Au programme, de potentielles privatisations d’entreprises publiques, la réduction de toutes les subventions — voire leur annulation — et une baisse de 5 % de la masse salariale de l’Etat en trois ans… Une réforme loin de correspondre à l’ADN du président Kaïs Saïed mais indispensable pour satisfaire le FMI…
Il était plus que prévisible que l’UGTT n’adouberait pas ces mesures. Un couac qui pose problème : car pour que le FMI accorde son prêt à la Tunisie, il avait, en mars dernier, exigé la « cosignature des partenaires sociaux », en l’occurrence la très puissante UGTT.
Or, le syndicat tunisien a annoncé, samedi dernier, qu’il ne signerait pas la proposition du gouvernement.
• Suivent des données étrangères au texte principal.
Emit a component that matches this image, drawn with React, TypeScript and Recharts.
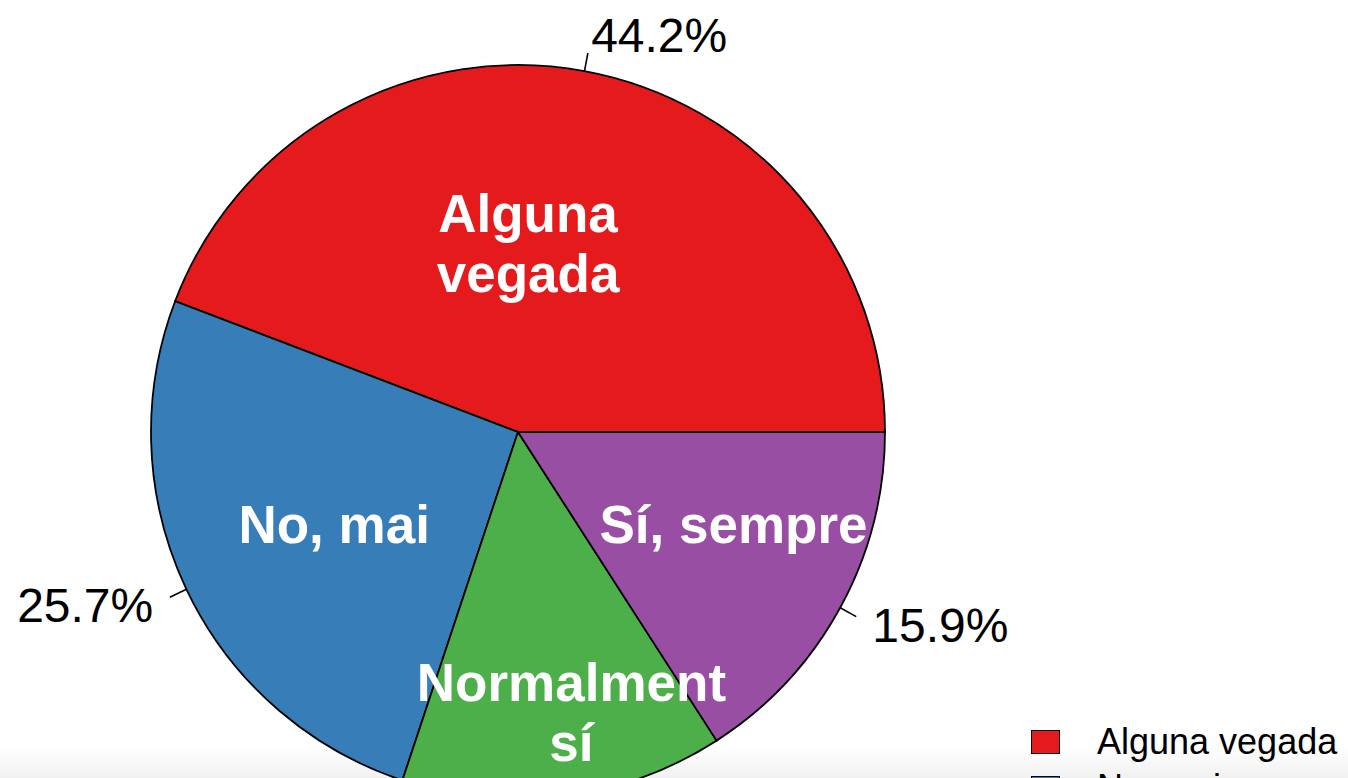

L’UGTT partira donc en grève générale à partir du jeudi prochain.
La Tunisie entre le marteau de l’Etat et l’enclume de l’UGTT
Le secrétaire général du syndicat, Noureddine Taboubi, a rencontré ce lundi une délégation du gouvernement au siège de la primature, dans la capitale Tunis. Toutefois, le gouvernement tunisien, sous la pression du FMI, ne sera a priori pas enclin à faire des concessions.
Le ministre de l’Emploi et porte-parole du gouvernement, Nasreddine Nsibi, a assuré que l’Etat tunisien n’avait aucune autre alternative pour obtenir ces « fonds d’urgence ». Il a notamment rappelé que la Tunisie était aux portes du défaut de paiement. Le ministre de l’Economie, Samir Saïed, a quant à lui montré tout son agacement vis-à-vis de la position de l’UGTT. « Où trouverez-vous des fonds pour l’Etat ? Avec notre dernière notation souveraine, il est impossible pour la Tunisie d’emprunter », a simplement prévenu le ministre.
Reste que l’UGTT estime que plusieurs réformes dans le projet du gouvernement sont « une ligne rouge » à ne pas dépasser. Lors d’un récent meeting du syndicat, Tabboubi a également mis en garde contre toute tentative du pouvoir, selon lui, d’impliquer les militaires dans la répression des manifestations qui accompagneront la grève qui débute cette semaine. « Je mets en garde contre ce genre de pratiques. Nous ne sommes pas des putschistes ! », a averti le syndicaliste devant une large foule, samedi dernier.
Nul doute que, d’un autre côté, l’UGTT souffre également d’une crise de crédibilité auprès des populations tunisiennes, surtout en comparaison avec le président Kaïs Saïed, encore relativement populaire. Mais s’il existe une partie tunisienne encore capable de mobiliser des manifestants, c’est bien l’UGTT. Reste que, avec la tendance autoritaire croissante de l’Etat tunisien de ces derniers mois, la tension est palpable et le risque d’émeutes est crédible.